■ **Dataset excerpt**

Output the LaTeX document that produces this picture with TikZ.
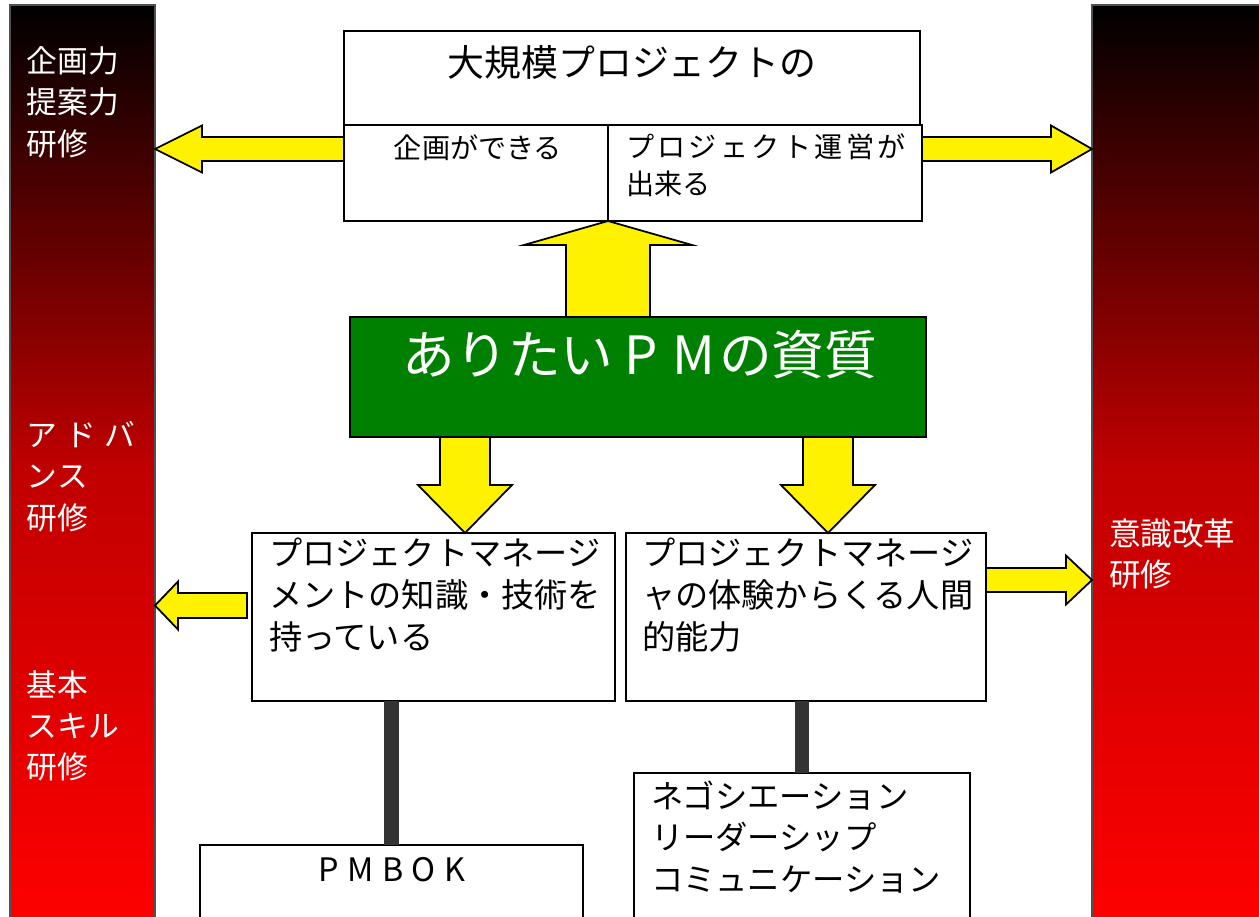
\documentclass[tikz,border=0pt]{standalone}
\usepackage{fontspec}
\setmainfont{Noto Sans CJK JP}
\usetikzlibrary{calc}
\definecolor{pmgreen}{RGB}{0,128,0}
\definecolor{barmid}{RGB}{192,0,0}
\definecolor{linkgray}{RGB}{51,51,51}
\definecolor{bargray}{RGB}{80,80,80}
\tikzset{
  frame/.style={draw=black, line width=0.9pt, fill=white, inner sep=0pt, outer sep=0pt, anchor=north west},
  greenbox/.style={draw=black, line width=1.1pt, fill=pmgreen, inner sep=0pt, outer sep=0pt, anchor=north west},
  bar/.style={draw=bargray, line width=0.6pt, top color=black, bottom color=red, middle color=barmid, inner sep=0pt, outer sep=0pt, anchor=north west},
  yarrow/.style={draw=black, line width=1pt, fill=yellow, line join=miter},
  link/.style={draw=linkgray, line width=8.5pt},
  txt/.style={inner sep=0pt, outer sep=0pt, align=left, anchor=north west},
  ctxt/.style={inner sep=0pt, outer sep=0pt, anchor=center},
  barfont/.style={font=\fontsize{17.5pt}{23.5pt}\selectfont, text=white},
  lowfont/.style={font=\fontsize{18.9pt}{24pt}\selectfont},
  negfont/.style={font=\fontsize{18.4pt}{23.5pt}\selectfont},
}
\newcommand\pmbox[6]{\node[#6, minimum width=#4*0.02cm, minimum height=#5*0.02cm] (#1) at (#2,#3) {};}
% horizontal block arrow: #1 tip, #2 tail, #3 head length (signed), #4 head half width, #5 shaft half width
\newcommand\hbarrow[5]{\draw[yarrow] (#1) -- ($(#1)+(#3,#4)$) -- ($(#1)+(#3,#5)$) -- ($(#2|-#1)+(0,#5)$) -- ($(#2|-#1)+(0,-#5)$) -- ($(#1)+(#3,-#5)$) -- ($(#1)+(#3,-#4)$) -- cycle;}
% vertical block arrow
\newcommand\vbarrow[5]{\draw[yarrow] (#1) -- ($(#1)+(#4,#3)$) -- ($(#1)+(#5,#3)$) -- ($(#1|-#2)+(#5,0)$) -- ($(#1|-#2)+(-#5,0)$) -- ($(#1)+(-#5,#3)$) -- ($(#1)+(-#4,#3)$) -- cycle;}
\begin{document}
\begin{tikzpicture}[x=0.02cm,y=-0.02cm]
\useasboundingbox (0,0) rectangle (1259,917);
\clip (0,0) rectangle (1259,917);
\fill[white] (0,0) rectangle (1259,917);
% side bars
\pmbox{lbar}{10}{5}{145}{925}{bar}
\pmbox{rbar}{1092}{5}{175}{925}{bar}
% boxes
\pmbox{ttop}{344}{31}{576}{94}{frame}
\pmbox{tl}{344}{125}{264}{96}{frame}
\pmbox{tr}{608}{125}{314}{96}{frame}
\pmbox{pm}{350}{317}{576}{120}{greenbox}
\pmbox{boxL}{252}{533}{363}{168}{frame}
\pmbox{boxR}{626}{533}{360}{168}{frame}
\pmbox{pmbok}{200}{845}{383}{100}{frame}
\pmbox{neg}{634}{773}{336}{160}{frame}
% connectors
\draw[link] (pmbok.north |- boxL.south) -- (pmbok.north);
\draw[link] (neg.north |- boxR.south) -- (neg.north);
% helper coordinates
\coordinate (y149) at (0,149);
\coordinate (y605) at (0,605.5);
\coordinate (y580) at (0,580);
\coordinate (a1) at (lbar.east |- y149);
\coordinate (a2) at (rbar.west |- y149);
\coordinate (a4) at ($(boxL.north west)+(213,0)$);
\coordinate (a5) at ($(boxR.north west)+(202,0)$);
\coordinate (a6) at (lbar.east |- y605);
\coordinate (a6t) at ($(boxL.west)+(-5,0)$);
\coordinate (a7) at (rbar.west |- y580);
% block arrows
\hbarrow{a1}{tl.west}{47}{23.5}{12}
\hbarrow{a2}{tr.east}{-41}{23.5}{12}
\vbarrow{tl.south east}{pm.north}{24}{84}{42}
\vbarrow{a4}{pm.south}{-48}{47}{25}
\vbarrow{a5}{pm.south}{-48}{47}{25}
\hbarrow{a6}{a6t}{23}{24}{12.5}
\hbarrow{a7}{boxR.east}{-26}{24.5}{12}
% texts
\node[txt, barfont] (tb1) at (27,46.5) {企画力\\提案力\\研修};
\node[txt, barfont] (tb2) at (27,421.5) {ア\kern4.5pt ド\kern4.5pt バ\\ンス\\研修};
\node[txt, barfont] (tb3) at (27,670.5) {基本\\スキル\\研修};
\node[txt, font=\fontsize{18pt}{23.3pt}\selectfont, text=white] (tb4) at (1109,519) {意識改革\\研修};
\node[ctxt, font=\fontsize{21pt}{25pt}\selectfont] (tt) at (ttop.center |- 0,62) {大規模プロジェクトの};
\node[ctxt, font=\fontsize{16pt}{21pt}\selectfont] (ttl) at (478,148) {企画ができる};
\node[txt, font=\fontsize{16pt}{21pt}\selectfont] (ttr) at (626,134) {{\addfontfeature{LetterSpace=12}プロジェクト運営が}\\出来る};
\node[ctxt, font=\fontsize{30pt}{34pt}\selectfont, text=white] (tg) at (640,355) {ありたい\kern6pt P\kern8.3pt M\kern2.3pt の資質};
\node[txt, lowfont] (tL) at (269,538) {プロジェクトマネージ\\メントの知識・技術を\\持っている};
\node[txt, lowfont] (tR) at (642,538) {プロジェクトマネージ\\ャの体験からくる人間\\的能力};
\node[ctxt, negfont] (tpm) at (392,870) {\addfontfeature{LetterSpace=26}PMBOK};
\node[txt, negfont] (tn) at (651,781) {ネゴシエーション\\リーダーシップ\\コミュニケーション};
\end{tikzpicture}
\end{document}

■ **Directions**
In the copy, include no pictures; restate the listing above exactly.

■ **Response**
Output the LaTeX document that produces this picture with TikZ.
\documentclass[tikz,border=0pt]{standalone}
\usepackage{fontspec}
\setmainfont{Noto Sans CJK JP}
\usetikzlibrary{calc}
\definecolor{pmgreen}{RGB}{0,128,0}
\definecolor{barmid}{RGB}{192,0,0}
\definecolor{linkgray}{RGB}{51,51,51}
\definecolor{bargray}{RGB}{80,80,80}
\tikzset{
  frame/.style={draw=black, line width=0.9pt, fill=white, inner sep=0pt, outer sep=0pt, anchor=north west},
  greenbox/.style={draw=black, line width=1.1pt, fill=pmgreen, inner sep=0pt, outer sep=0pt, anchor=north west},
  bar/.style={draw=bargray, line width=0.6pt, top color=black, bottom color=red, middle color=barmid, inner sep=0pt, outer sep=0pt, anchor=north west},
  yarrow/.style={draw=black, line width=1pt, fill=yellow, line join=miter},
  link/.style={draw=linkgray, line width=8.5pt},
  txt/.style={inner sep=0pt, outer sep=0pt, align=left, anchor=north west},
  ctxt/.style={inner sep=0pt, outer sep=0pt, anchor=center},
  barfont/.style={font=\fontsize{17.5pt}{23.5pt}\selectfont, text=white},
  lowfont/.style={font=\fontsize{18.9pt}{24pt}\selectfont},
  negfont/.style={font=\fontsize{18.4pt}{23.5pt}\selectfont},
}
\newcommand\pmbox[6]{\node[#6, minimum width=#4*0.02cm, minimum height=#5*0.02cm] (#1) at (#2,#3) {};}
% horizontal block arrow: #1 tip, #2 tail, #3 head length (signed), #4 head half width, #5 shaft half width
\newcommand\hbarrow[5]{\draw[yarrow] (#1) -- ($(#1)+(#3,#4)$) -- ($(#1)+(#3,#5)$) -- ($(#2|-#1)+(0,#5)$) -- ($(#2|-#1)+(0,-#5)$) -- ($(#1)+(#3,-#5)$) -- ($(#1)+(#3,-#4)$) -- cycle;}
% vertical block arrow
\newcommand\vbarrow[5]{\draw[yarrow] (#1) -- ($(#1)+(#4,#3)$) -- ($(#1)+(#5,#3)$) -- ($(#1|-#2)+(#5,0)$) -- ($(#1|-#2)+(-#5,0)$) -- ($(#1)+(-#5,#3)$) -- ($(#1)+(-#4,#3)$) -- cycle;}
\begin{document}
\begin{tikzpicture}[x=0.02cm,y=-0.02cm]
\useasboundingbox (0,0) rectangle (1259,917);
\clip (0,0) rectangle (1259,917);
\fill[white] (0,0) rectangle (1259,917);
% side bars
\pmbox{lbar}{10}{5}{145}{925}{bar}
\pmbox{rbar}{1092}{5}{175}{925}{bar}
% boxes
\pmbox{ttop}{344}{31}{576}{94}{frame}
\pmbox{tl}{344}{125}{264}{96}{frame}
\pmbox{tr}{608}{125}{314}{96}{frame}
\pmbox{pm}{350}{317}{576}{120}{greenbox}
\pmbox{boxL}{252}{533}{363}{168}{frame}
\pmbox{boxR}{626}{533}{360}{168}{frame}
\pmbox{pmbok}{200}{845}{383}{100}{frame}
\pmbox{neg}{634}{773}{336}{160}{frame}
% connectors
\draw[link] (pmbok.north |- boxL.south) -- (pmbok.north);
\draw[link] (neg.north |- boxR.south) -- (neg.north);
% helper coordinates
\coordinate (y149) at (0,149);
\coordinate (y605) at (0,605.5);
\coordinate (y580) at (0,580);
\coordinate (a1) at (lbar.east |- y149);
\coordinate (a2) at (rbar.west |- y149);
\coordinate (a4) at ($(boxL.north west)+(213,0)$);
\coordinate (a5) at ($(boxR.north west)+(202,0)$);
\coordinate (a6) at (lbar.east |- y605);
\coordinate (a6t) at ($(boxL.west)+(-5,0)$);
\coordinate (a7) at (rbar.west |- y580);
% block arrows
\hbarrow{a1}{tl.west}{47}{23.5}{12}
\hbarrow{a2}{tr.east}{-41}{23.5}{12}
\vbarrow{tl.south east}{pm.north}{24}{84}{42}
\vbarrow{a4}{pm.south}{-48}{47}{25}
\vbarrow{a5}{pm.south}{-48}{47}{25}
\hbarrow{a6}{a6t}{23}{24}{12.5}
\hbarrow{a7}{boxR.east}{-26}{24.5}{12}
% texts
\node[txt, barfont] (tb1) at (27,46.5) {企画力\\提案力\\研修};
\node[txt, barfont] (tb2) at (27,421.5) {ア\kern4.5pt ド\kern4.5pt バ\\ンス\\研修};
\node[txt, barfont] (tb3) at (27,670.5) {基本\\スキル\\研修};
\node[txt, font=\fontsize{18pt}{23.3pt}\selectfont, text=white] (tb4) at (1109,519) {意識改革\\研修};
\node[ctxt, font=\fontsize{21pt}{25pt}\selectfont] (tt) at (ttop.center |- 0,62) {大規模プロジェクトの};
\node[ctxt, font=\fontsize{16pt}{21pt}\selectfont] (ttl) at (478,148) {企画ができる};
\node[txt, font=\fontsize{16pt}{21pt}\selectfont] (ttr) at (626,134) {{\addfontfeature{LetterSpace=12}プロジェクト運営が}\\出来る};
\node[ctxt, font=\fontsize{30pt}{34pt}\selectfont, text=white] (tg) at (640,355) {ありたい\kern6pt P\kern8.3pt M\kern2.3pt の資質};
\node[txt, lowfont] (tL) at (269,538) {プロジェクトマネージ\\メントの知識・技術を\\持っている};
\node[txt, lowfont] (tR) at (642,538) {プロジェクトマネージ\\ャの体験からくる人間\\的能力};
\node[ctxt, negfont] (tpm) at (392,870) {\addfontfeature{LetterSpace=26}PMBOK};
\node[txt, negfont] (tn) at (651,781) {ネゴシエーション\\リーダーシップ\\コミュニケーション};
\end{tikzpicture}
\end{document}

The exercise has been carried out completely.